**Task objective:**
Review the material and extract every line in which the word "with" occurs.

# START OF Given records

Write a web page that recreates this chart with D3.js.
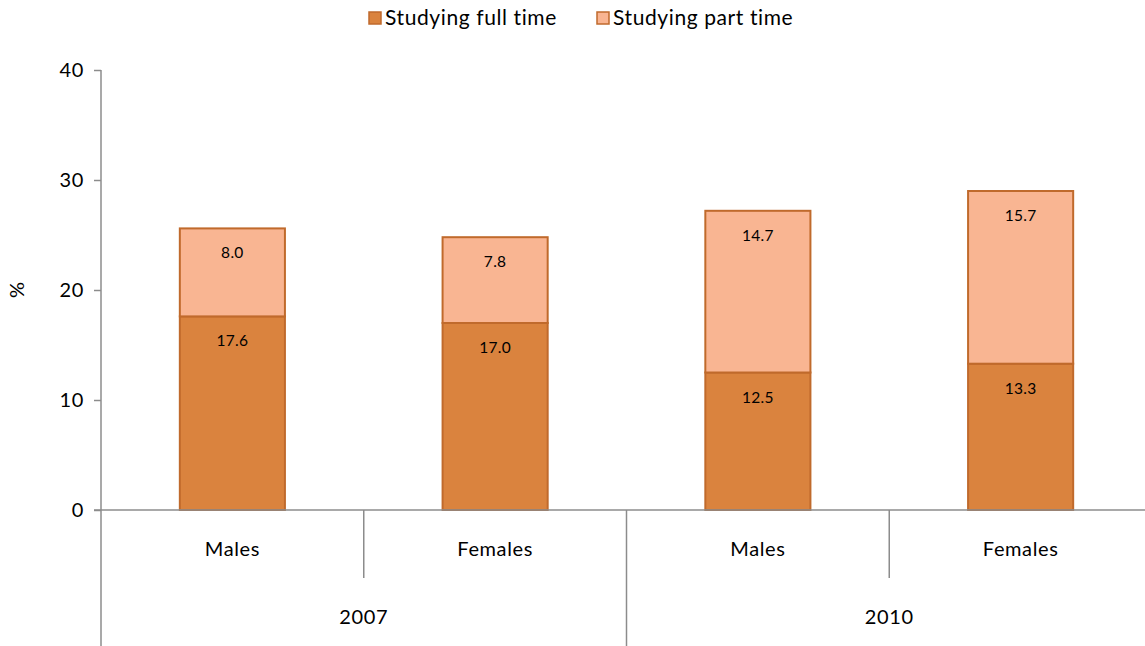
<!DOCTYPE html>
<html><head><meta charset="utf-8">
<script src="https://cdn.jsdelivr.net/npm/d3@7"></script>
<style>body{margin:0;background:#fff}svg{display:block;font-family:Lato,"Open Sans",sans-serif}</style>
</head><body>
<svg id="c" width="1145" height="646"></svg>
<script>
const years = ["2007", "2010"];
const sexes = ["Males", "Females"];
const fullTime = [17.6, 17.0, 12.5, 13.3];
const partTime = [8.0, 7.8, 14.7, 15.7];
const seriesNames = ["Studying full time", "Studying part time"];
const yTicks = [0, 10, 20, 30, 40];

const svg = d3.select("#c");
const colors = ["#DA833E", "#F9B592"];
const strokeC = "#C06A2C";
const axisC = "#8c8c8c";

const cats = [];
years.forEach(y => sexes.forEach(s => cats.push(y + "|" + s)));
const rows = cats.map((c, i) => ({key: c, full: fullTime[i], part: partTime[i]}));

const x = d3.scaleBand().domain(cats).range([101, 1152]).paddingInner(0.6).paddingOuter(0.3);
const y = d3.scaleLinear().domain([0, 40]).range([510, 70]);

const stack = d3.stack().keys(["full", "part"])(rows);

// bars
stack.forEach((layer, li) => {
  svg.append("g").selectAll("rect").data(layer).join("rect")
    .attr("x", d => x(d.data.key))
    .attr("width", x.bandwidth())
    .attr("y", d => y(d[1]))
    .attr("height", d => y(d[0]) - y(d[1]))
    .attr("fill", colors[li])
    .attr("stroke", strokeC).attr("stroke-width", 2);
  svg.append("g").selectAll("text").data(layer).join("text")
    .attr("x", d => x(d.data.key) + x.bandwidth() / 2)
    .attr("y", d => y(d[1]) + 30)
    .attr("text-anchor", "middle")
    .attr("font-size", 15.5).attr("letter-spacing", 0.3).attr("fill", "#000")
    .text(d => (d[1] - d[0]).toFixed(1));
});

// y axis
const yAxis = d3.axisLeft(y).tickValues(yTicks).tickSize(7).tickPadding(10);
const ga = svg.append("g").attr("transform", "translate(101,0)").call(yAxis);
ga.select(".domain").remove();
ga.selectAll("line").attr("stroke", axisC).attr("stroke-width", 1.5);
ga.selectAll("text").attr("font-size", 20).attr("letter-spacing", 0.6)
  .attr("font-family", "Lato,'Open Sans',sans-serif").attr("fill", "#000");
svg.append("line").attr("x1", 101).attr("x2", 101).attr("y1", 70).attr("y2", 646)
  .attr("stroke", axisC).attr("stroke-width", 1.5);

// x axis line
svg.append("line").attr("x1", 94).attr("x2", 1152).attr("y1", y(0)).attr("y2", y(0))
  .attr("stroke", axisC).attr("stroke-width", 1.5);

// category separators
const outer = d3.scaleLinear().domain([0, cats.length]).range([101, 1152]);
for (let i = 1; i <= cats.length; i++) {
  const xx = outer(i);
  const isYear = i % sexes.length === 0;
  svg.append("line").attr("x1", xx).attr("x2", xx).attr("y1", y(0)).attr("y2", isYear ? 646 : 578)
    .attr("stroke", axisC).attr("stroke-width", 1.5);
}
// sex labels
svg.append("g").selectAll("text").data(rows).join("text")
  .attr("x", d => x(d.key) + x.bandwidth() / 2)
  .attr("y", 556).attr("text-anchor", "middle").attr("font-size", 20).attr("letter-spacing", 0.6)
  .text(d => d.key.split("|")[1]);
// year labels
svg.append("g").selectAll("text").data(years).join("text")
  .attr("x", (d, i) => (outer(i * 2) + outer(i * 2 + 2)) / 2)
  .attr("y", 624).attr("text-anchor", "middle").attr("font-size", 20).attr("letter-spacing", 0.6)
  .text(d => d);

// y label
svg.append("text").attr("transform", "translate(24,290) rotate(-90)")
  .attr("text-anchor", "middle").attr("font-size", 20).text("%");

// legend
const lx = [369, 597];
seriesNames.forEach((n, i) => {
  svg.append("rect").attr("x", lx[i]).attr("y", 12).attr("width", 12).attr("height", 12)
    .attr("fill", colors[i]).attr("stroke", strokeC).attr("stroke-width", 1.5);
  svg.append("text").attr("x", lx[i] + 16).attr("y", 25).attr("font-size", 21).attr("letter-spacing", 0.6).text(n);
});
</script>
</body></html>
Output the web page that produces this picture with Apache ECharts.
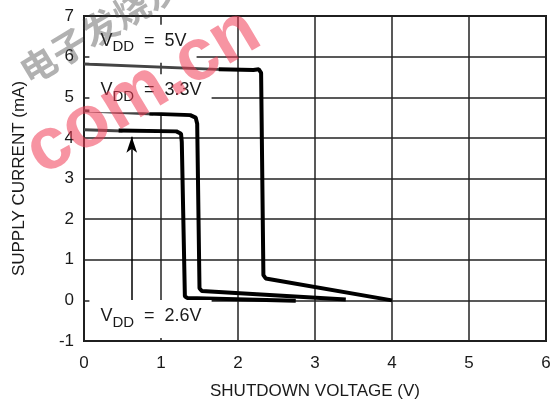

# END OF Given records

**Task response:**
Write a web page that recreates this chart with D3.js.
Output the web page that produces this picture with Apache ECharts.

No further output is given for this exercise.